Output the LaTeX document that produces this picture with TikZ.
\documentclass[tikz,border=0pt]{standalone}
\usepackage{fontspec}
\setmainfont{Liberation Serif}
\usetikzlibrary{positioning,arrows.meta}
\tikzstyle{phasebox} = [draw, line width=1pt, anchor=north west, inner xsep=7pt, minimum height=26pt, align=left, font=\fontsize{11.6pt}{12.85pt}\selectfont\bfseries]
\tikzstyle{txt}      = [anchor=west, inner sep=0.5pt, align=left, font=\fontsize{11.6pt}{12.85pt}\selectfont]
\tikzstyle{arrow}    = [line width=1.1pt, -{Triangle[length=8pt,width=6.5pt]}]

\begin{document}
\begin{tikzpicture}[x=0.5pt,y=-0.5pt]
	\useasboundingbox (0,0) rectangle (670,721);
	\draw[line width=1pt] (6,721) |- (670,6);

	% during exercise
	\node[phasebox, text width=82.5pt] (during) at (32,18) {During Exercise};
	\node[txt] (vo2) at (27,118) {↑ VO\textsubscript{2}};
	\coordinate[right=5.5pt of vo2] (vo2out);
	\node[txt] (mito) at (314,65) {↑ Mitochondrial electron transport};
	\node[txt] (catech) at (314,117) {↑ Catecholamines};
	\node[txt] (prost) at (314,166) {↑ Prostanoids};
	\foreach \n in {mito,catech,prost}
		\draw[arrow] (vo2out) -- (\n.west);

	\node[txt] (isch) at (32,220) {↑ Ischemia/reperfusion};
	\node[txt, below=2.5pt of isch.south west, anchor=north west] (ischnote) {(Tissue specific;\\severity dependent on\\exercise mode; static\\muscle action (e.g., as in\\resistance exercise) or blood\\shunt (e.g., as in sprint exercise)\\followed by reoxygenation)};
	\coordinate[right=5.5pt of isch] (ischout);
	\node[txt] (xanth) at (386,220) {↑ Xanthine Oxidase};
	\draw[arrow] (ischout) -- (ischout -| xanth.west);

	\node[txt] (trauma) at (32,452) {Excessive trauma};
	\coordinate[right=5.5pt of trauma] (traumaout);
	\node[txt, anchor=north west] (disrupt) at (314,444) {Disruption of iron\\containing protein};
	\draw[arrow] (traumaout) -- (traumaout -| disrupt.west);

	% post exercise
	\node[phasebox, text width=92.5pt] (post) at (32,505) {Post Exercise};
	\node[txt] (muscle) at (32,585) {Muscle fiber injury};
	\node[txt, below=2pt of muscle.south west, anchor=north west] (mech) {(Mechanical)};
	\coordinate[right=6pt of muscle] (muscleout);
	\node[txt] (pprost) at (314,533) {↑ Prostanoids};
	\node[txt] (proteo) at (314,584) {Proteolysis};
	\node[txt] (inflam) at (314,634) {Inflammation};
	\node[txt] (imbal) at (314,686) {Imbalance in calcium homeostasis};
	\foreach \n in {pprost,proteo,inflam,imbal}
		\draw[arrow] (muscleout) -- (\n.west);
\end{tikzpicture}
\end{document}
---
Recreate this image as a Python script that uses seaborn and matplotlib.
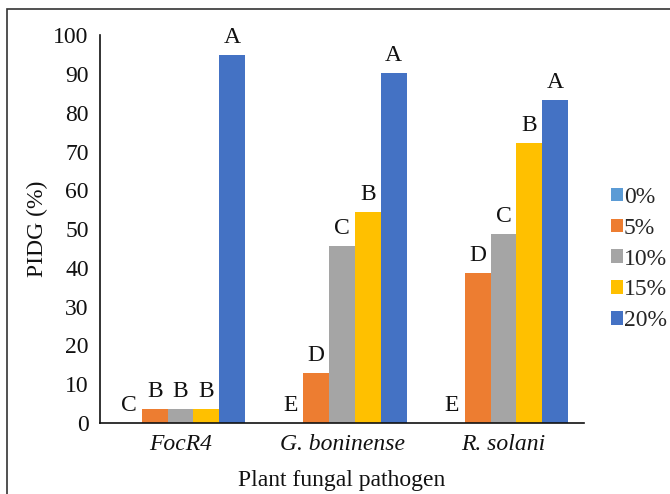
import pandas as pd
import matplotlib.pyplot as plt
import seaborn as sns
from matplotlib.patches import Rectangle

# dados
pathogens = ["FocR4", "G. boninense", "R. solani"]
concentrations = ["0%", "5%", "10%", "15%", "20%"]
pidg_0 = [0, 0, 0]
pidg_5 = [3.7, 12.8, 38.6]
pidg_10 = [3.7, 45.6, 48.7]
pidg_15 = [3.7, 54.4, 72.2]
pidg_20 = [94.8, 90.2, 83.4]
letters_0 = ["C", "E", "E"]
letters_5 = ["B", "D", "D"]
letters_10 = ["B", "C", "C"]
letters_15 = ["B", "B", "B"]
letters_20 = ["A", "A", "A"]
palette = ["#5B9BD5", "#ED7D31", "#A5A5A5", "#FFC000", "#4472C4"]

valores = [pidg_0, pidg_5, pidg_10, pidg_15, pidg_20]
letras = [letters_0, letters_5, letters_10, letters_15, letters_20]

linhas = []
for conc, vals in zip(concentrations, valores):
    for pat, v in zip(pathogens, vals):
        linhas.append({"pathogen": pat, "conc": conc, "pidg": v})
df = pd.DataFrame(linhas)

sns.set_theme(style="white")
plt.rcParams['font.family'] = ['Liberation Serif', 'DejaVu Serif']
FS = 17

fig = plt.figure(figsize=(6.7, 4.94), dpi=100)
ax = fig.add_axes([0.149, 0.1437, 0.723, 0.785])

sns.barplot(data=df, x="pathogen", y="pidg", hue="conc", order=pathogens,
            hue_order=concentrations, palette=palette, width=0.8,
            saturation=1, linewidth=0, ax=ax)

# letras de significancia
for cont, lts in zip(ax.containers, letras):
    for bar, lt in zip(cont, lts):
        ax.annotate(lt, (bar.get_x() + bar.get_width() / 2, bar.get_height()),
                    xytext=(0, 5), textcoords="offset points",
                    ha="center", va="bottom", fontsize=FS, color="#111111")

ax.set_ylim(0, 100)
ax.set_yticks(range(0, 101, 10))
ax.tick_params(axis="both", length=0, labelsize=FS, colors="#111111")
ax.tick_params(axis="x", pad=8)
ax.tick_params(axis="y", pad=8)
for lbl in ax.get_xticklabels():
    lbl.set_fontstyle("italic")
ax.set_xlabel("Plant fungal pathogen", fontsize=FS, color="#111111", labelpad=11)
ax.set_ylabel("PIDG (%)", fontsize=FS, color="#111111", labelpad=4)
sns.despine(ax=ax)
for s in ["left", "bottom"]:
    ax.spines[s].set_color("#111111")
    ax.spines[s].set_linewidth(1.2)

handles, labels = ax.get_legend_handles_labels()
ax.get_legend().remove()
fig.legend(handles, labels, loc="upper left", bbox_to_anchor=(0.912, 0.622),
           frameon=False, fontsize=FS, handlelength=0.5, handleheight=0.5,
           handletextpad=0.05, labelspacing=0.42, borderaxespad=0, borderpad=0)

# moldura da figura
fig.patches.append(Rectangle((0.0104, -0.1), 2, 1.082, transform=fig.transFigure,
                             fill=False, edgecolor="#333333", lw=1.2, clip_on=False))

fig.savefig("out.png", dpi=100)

=== SET PROBLEM ===
Gather all lines from the records above in which "that" appears.

=== PROBLEM SOLUTION ===
Output the LaTeX document that produces this picture with TikZ.
Recreate this image as a Python script that uses seaborn and matplotlib.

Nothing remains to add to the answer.